When Chukchansi Crossing was first proposed in the summer of 2010, Chet Shah, owner of the Chevron on Highway 41 less than a quarter mile north of Lucky Lane, said his business might be forced to close its doors.
“It’s going to be tough for us to stay in the business now,” Shah said that year. “This will affect everybody’s business from Coarsegold to Oakhurst. It’s kind of unfair because Chukchansi Crossing will be exempt from sales and other taxes that I have to pay.”
Shah did not return calls for comment.
Members of the Chukchansi tribe, employees, and possibly those in the casino’s rewards club will receive further discounts, Caffery added.
Wheeler again said he was happy for the tribe’s economic progress, but added those lower prices worried him.
“I like to see new businesses, and I don’t want to stop anyone from doing what they want to with their property,” Wheeler said. “But I’m worried about what these prices will be and the impact it’s going to have on the area.”

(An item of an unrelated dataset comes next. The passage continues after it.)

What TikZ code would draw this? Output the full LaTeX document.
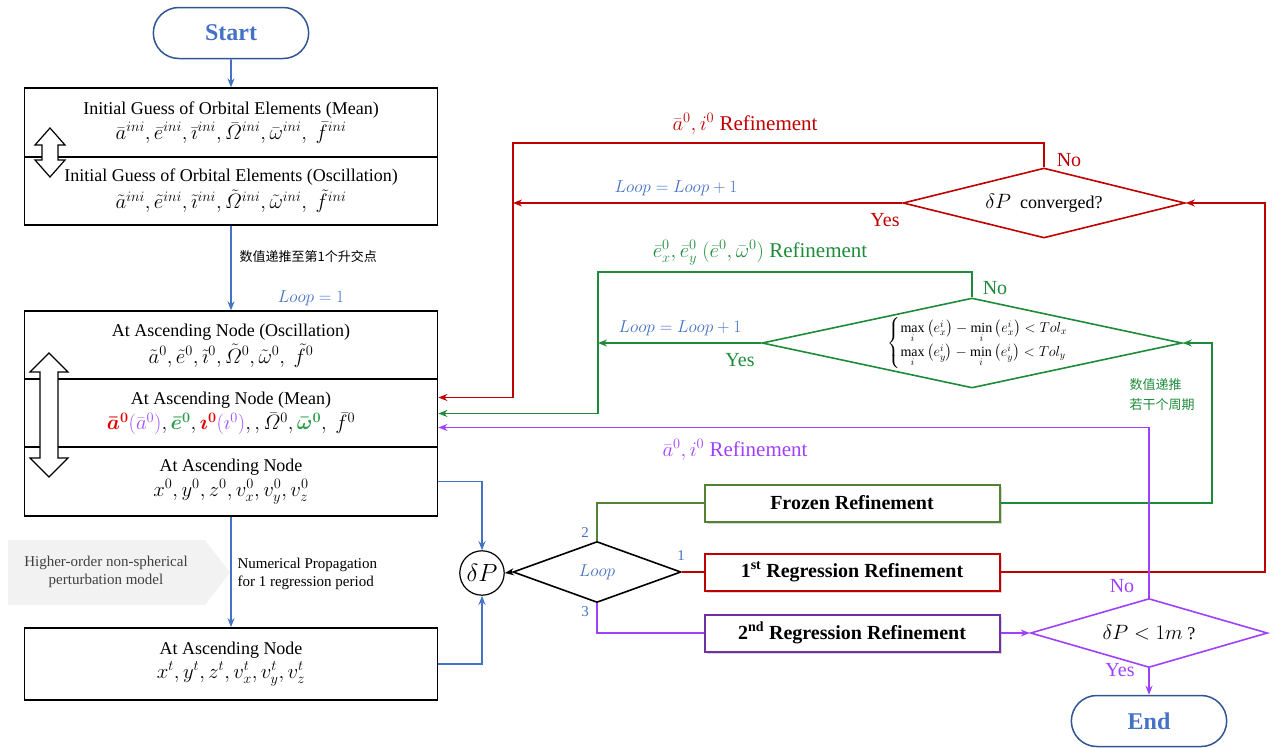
\documentclass[tikz,border=0pt]{standalone}
\usepackage{fontspec}
\usepackage{amsmath}
\setmainfont{Liberation Serif}
\newfontfamily\cjk{Noto Sans CJK SC}
\usetikzlibrary{shapes, arrows, arrows.meta, calc, fit, shadows}

\definecolor{startBlue}{HTML}{4472C4}
\definecolor{pillBlue}{HTML}{2F5597}
\definecolor{refRed}{HTML}{C00000}
\definecolor{refGreen}{HTML}{1E8B3A}
\definecolor{frozenGreen}{HTML}{548235}
\definecolor{refPurple}{HTML}{A040FF}
\definecolor{regPurple}{HTML}{7030A0}
\definecolor{mRed}{HTML}{E00000}
\definecolor{mGreen}{HTML}{2E9E4E}
\definecolor{mPurple}{HTML}{A050FF}
\definecolor{noteGray}{HTML}{404040}

\newcommand{\mathline}{\fontsize{20}{22}\selectfont}

\tikzstyle{terminal}  = [rounded rectangle,
                         minimum width=162pt,
                         minimum height=51pt,
                         draw=pillBlue,
                         line width=1.5pt,
                         text=startBlue,
                         font=\fontsize{24}{28}\selectfont\bfseries]
\tikzstyle{stateBox}  = [rectangle,
                         minimum width=413pt,
                         minimum height=68.5pt,
                         align=center,
                         draw=black,
                         line width=1.8pt,
                         fill=white,
                         font=\fontsize{18}{20}\selectfont]
\tikzstyle{refineBox} = [rectangle,
                         minimum width=295pt,
                         minimum height=37pt,
                         line width=2pt,
                         fill=white,
                         drop shadow={opacity=0.3, shadow xshift=2pt, shadow yshift=-2pt},
                         font=\fontsize{20}{24}\selectfont\bfseries]
\tikzstyle{decision}  = [diamond,
                         inner sep=0pt,
                         line width=1.6pt,
                         fill=white,
                         font=\fontsize{18}{21}\selectfont]
\tikzstyle{sumNode}   = [circle,
                         minimum size=44pt,
                         draw=black,
                         line width=1.2pt,
                         font=\fontsize{24}{28}\selectfont]
\tikzstyle{refLabel}  = [font=\fontsize{21}{24}\selectfont]
\tikzstyle{ynLabel}   = [font=\fontsize{20}{24}\selectfont]
\tikzstyle{loopLabel} = [text=startBlue, font=\fontsize{17}{19}\selectfont]
\tikzstyle{loopNum}   = [text=startBlue, font=\fontsize{15}{18}\selectfont]
\tikzstyle{noteText}  = [align=left, font=\fontsize{15}{18}\selectfont]
\tikzstyle{dblArrow}  = [draw=black, line width=1.2pt, fill=white]
\tikzstyle{arrow}     = [line width=1.8pt, ->, >={Stealth[length=9pt, width=7pt]}]
\tikzstyle{flowLine}  = [line width=1.8pt]

\begin{document}
\begin{tikzpicture}[x=1pt, y=-1pt]
        \useasboundingbox (0,0) rectangle (1276,747);

        % left column
        \node [terminal] (Start) at (231,33) {Start};

        \node [stateBox] (GuessMean) at (231,122.5) {
            Initial Guess of Orbital Elements (Mean)\\[3pt]
            {\mathline $\bar a^{ini},\bar e^{ini},\bar\imath^{ini},\bar{\mathnormal{\Omega}}^{ini},\bar\omega^{ini},\ \bar f^{ini}$}
            };
        \node [stateBox] (GuessOsc) at ([shift={(0,68.5)}] GuessMean) {
            Initial Guess of Orbital Elements (Oscillation)\\[3pt]
            {\mathline $\tilde a^{ini},\tilde e^{ini},\tilde\imath^{ini},\tilde{\mathnormal{\Omega}}^{ini},\tilde\omega^{ini},\ \tilde f^{ini}$}
            };

        \node [stateBox] (AscOsc) at (231,345.5) {
            At Ascending Node (Oscillation)\\[3pt]
            {\mathline $\tilde a^{0},\tilde e^{0},\tilde\imath^{0},\tilde{\mathnormal{\Omega}}^{0},\tilde\omega^{0},\ \tilde f^{0}$}
            };
        \node [stateBox] (AscMean) at ([shift={(0,68)}] AscOsc) {
            At Ascending Node (Mean)\\[3pt]
            {\mathline ${\color{mRed}\boldsymbol{\bar a^0}}{\color{mPurple}(\bar a^0)},{\color{mGreen}\boldsymbol{\bar e^0}},{\color{mRed}\boldsymbol{\imath^0}}{\color{mPurple}(\imath^0)},,\bar{\mathnormal{\Omega}}^0,{\color{mGreen}\boldsymbol{\bar\omega^0}},\ \bar f^0$}
            };
        \node [stateBox] (AscCart) at ([shift={(0,68)}] AscMean) {
            At Ascending Node\\[3pt]
            {\mathline $x^0,y^0,z^0,v_x^0,v_y^0,v_z^0$}
            };

        \node [stateBox, minimum height=72pt] (EndCart) at (231,664) {
            At Ascending Node\\[3pt]
            {\mathline $x^t,y^t,z^t,v_x^t,v_y^t,v_z^t$}
            };

        % mean <-> oscillation
        \draw [dblArrow] (50,128) -- (65,145) -- (58,145) -- (58,160) -- (65,160) -- (50,177)
                         -- (35,160) -- (42,160) -- (42,145) -- (35,145) -- cycle;
        \draw [dblArrow] (49,353) -- (68,372) -- (58,372) -- (58,458) -- (68,458) -- (49,477)
                         -- (30,458) -- (40,458) -- (40,372) -- (30,372) -- cycle;

        % perturbation model
        \fill [gray!10] (8,540) -- (205,540) -- (230,572.5) -- (205,605) -- (8,605) -- cycle;
        \node [noteText, align=center, text=noteGray] (ModelNote) at (106,572) {Higher-order non-spherical\\perturbation model};

        \node [noteText, anchor=west] (PropNote) at (234,574) {Numerical Propagation\\for 1 regression period};
        \node [anchor=west, font=\cjk\fontsize{13}{16}\selectfont] (FirstNodeNote) at (236,257) {数值递推至第1个升交点};
        \node [loopLabel] (LoopInit) at (311,298) {$Loop=1$};

        % loop selection
        \node [sumNode] (DeltaP) at (482,573) {$\delta P$};
        \node [decision, draw=black, minimum width=168pt, minimum height=61pt, shape aspect=2.75] (LoopSel) at (597,572) {\textcolor{startBlue}{\fontsize{19}{21}\selectfont$Loop$}};

        \node [refineBox, draw=frozenGreen] (Frozen) at (852,503) {Frozen Refinement};
        \node [refineBox, draw=refRed] (RegOne) at (852,572) {1\textsuperscript{st} Regression Refinement};
        \node [refineBox, draw=regPurple] (RegTwo) at (852,633) {2\textsuperscript{nd} Regression Refinement};

        \node [loopNum] (BranchTwo) at (585,533) {2};
        \node [loopNum] (BranchOne) at (681,556) {1};
        \node [loopNum] (BranchThree) at (585,612) {3};

        % convergence checks
        \node [decision, draw=refRed, minimum width=282pt, minimum height=70pt, shape aspect=4] (ConvA) at (1044,203) {{\fontsize{20}{22}\selectfont$\delta P$}\ \ converged?};
        \node [decision, draw=refGreen, minimum width=420pt, minimum height=90pt] (ConvE) at (972,343) {};
        \node [font=\fontsize{14}{16}\selectfont] (ConvEText) at (985,343) {$\begin{cases}\max\limits_i\left(e_x^i\right)-\min\limits_i\left(e_x^i\right)<Tol_x\\[2pt] \max\limits_i\left(e_y^i\right)-\min\limits_i\left(e_y^i\right)<Tol_y\end{cases}$};
        \node [decision, draw=refPurple, minimum width=237pt, minimum height=69pt, shape aspect=3.4] (ConvP) at (1149,633) {{\fontsize{20}{22}\selectfont$\delta P<1m$} ?};

        \node [terminal] (End) at (1149,721) {End};

        \coordinate (RedJoin) at (513,203);
        \coordinate (GreenJoin) at (598,343);

        % blue connectors
        \draw [arrow, startBlue] (Start) -- (GuessMean);
        \draw [arrow, startBlue] (GuessOsc) -- (AscOsc);
        \draw [arrow, startBlue] (AscCart) -- (EndCart);
        \draw [arrow, startBlue] (AscCart.east) -| (DeltaP.north);
        \draw [arrow, startBlue] (EndCart.east) -| (DeltaP.south);
        \draw [arrow] (LoopSel.west) -- (DeltaP.east);

        \draw [flowLine, frozenGreen] (LoopSel.north) |- (Frozen.west);
        \draw [flowLine, refRed] (LoopSel.east) -- (RegOne.west);
        \draw [flowLine, refPurple] (LoopSel.south) |- (RegTwo.west);

        % red loop
        \draw [arrow, refRed] (RegOne.east) -| (1265,203) -- (ConvA.east);
        \draw [arrow, refRed] (ConvA.north) |- (513,143) |- ([yshift=16pt]AscMean.east);
        \draw [arrow, refRed] (ConvA.west) -- (RedJoin);

        % green loop
        \draw [arrow, refGreen] (Frozen.east) -| (1212,343) -- (ConvE.east);
        \draw [arrow, refGreen] (ConvE.north) |- (598,272) |- (AscMean.east);
        \draw [arrow, refGreen] (ConvE.west) -- (GreenJoin);

        % purple loop
        \draw [arrow, refPurple] (RegTwo.east) -- (ConvP.west);
        \draw [arrow, refPurple] (ConvP.north) |- ([yshift=-14pt]AscMean.east);
        \draw [arrow, refPurple] (ConvP.south) -- (End.north);

        % labels
        \node [refLabel, text=refRed] (RedRefine) at (745,124) {$\bar a^0, i^0$ Refinement};
        \node [refLabel, text=refGreen] (GreenRefine) at (760,253) {$\bar e_x^0, \bar e_y^0\ (\bar e^0, \bar\omega^0)$ Refinement};
        \node [refLabel, text=refPurple] (PurpleRefine) at (735,450) {$\bar a^0, i^0$ Refinement};

        \node [loopLabel] (RedLoop) at (676,188) {$Loop=Loop+1$};
        \node [loopLabel] (GreenLoop) at (680,328) {$Loop=Loop+1$};

        \node [ynLabel, text=refRed] (RedNo) at (1069,160) {No};
        \node [ynLabel, text=refRed] (RedYes) at (885,220) {Yes};
        \node [ynLabel, text=refGreen] (GreenNo) at (995,288) {No};
        \node [ynLabel, text=refGreen] (GreenYes) at (740,360) {Yes};
        \node [ynLabel, text=refPurple] (PurpleNo) at (1122,586) {No};
        \node [ynLabel, text=refPurple] (PurpleYes) at (1120,670) {Yes};

        \node [noteText, text=refGreen, font=\cjk\fontsize{13}{20}\selectfont] (CycleNote) at (1162,395) {数值递推\\若干个周期};

    \end{tikzpicture}
\end{document}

Diane Boland, president of the Coarsegold Chamber of Commerce, added her concerns.
“Right now, it’s tough,” Boland said. “Every small business is struggling and they’re concerned, just like we’re concerned, for all businesses in our community ... but there’s plenty of people to go around, you get millions of visitors to Yosemite coming this way each year, so I think there will be plenty of customers.”
Caffery said negotiations are underway with some possible tenants for dining and other services, though he wouldn’t specify whether the facility will have a restaurant or fast food outlet.
Construction is expected to begin in the next few weeks, Caffery said, with scheduled completion by the end of 2017.
The station will be accessed on Lucky Lane. Plans have been updated for additional drive-through windows and other modifications to alleviate traffic concerns, officials said.
Tribal Councilman Harold Hammond gave a prayer before the ceremony where he asked the Earth for forgiveness, saying the station would “upset the balance of nature.”
“Allow us to do this so we can help our people,” Hammond said. “Let us have unity for ourselves and our people. I ask that you bless us, bless our children, and our elders, and all the people in between.”
Other speakers scheduled at the event included David Rogers, District 2 Madera County Supervisor, Ron Marlette, an architect with Marlette Associates, and Craig McElfresh, Vice President of Operations for MCS Construction, Inc.
Tribe purchases Oakhurst property
On Tuesday, the tribe also announced it purchased six properties in Oakhurst, totaling 4.51 acres, to house the tribe’s government including health care, education, and tribal housing.
The tribal office has been located in north Fresno for the past three years.
The sale includes the Chapel Hill building (49260 Chapel Hill Drive), the old Madera County Sheriff’s Department substation on Fresno Flats Road Road (425B), and four adjacent undeveloped lots.
According to real estate listings, the total sales price for the 10,000 square-foot Chapel Hill building (on 1.12 acres, owned by Dr. Robert Jacques) and five other properties was $1.9 million. The escrow closed Jan. 30, and John Thor of Thor Commercial Real Estate Inc., broker/principal, represented Jacques in the sale.
“For some time, we have wanted to relocate our headquarters closer to tribal members and the Chukchansi Gold Resort & Casino,” Chairwoman Gonzales said. “We are glad to be home in Aposau, the original name of Oakhurst. Just like 2016, 2017 is starting out as a positive year for our tribe and the people in Madera.”
“Miller and White, a certified public accounting firm, will remain in their office at Chapel Hill,” according to firm partner Karen White.
Officials said the tribe plans to move into the properties in the near future.
Editor’s note: This story was updated Tuesday, Jan. 31 with information on the tribe’s purchase of Oakhurst properties to house tribal offices.